There are many old vines..the average age is 40 years and since 2000 has held full organic certification. The range comprises a traditional red, which represents 77 of the 90 hectares (normally 55% Grenache, 17% Syrah, 15% Mourvedre, 7% Cinsault, 3% Counoise, 3% others), a white (from 32% Grenache blanc, 30% Roussanne, 22% Bourboulenc and 16% Clairette). There are in addition two premium cuvees available, in red the Cuvee des Cadettes which has more Mouvedre and the white Clos de Beauvenir based on 60% Roussanne. The latter is a sumptuous tropical fruit laden wine with complexity and length the match of many a fine burgundy.

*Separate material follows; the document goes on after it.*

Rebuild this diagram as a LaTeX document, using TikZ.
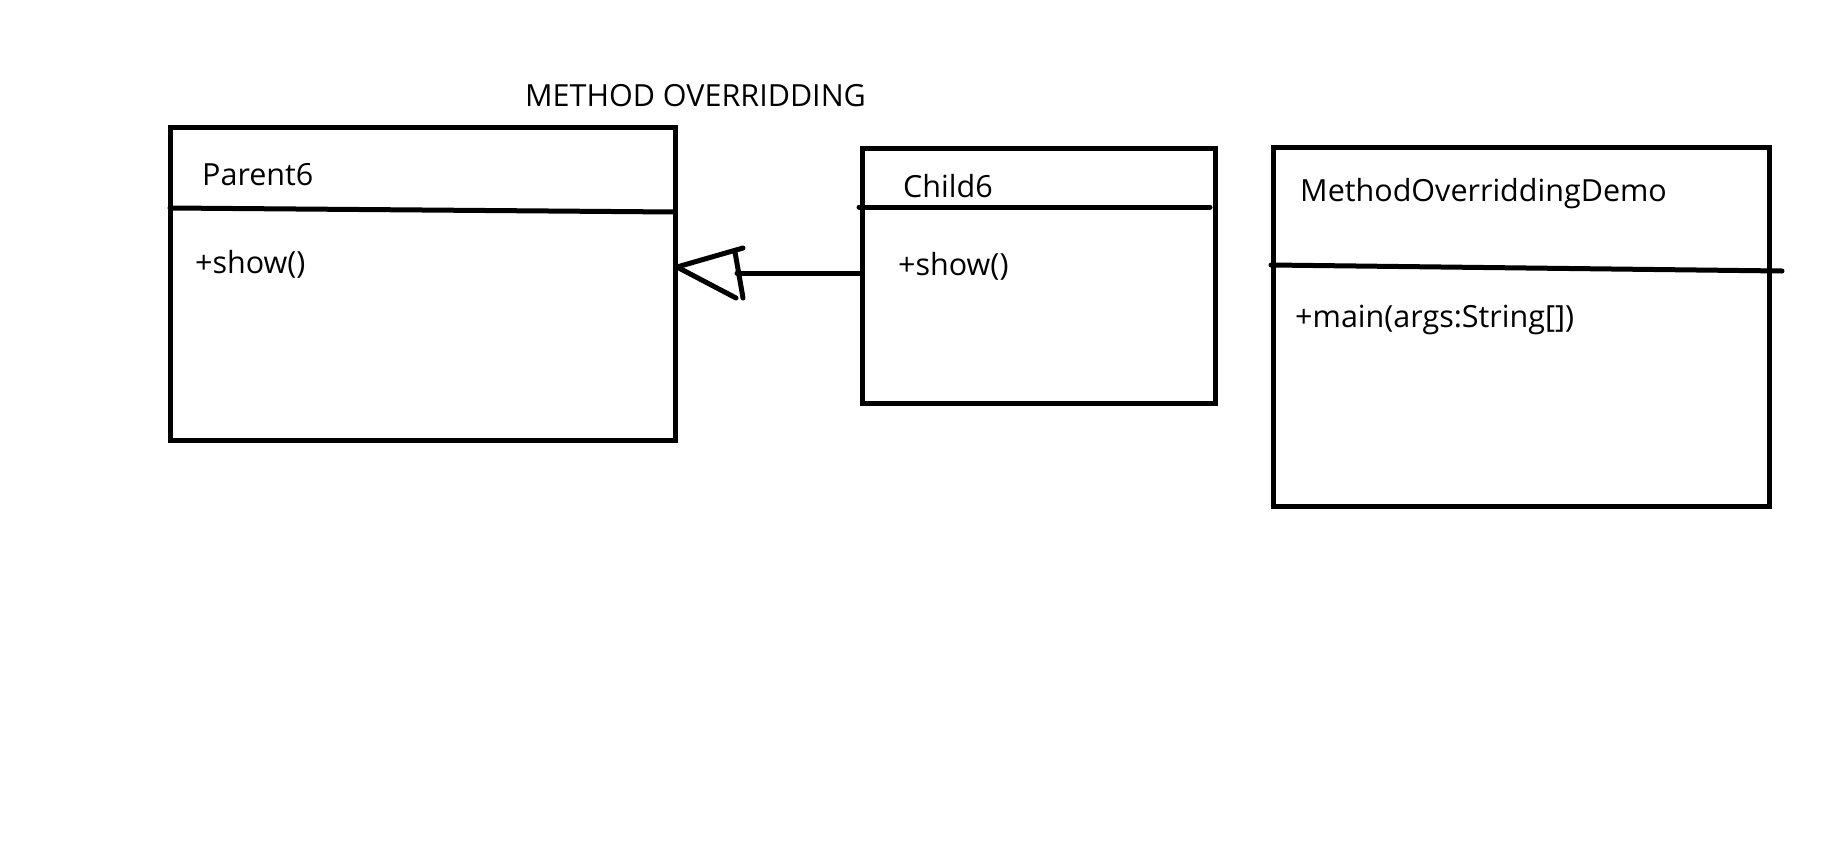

The Cuvee des Cadettes is regarded as one of the appellations most prestigious wines: the colour is deep and rich, with intense aromas of blackberry, blueberry and wood spice, tannins are huge but integrated and the wine has an astonishingly long finish. Robert Parker awarded the 2004 Cuvee des Cadettes 92-95 points in his recent summary of Rhone wines. La Nerthe is not just a showpiece it is an estate at the top of its game.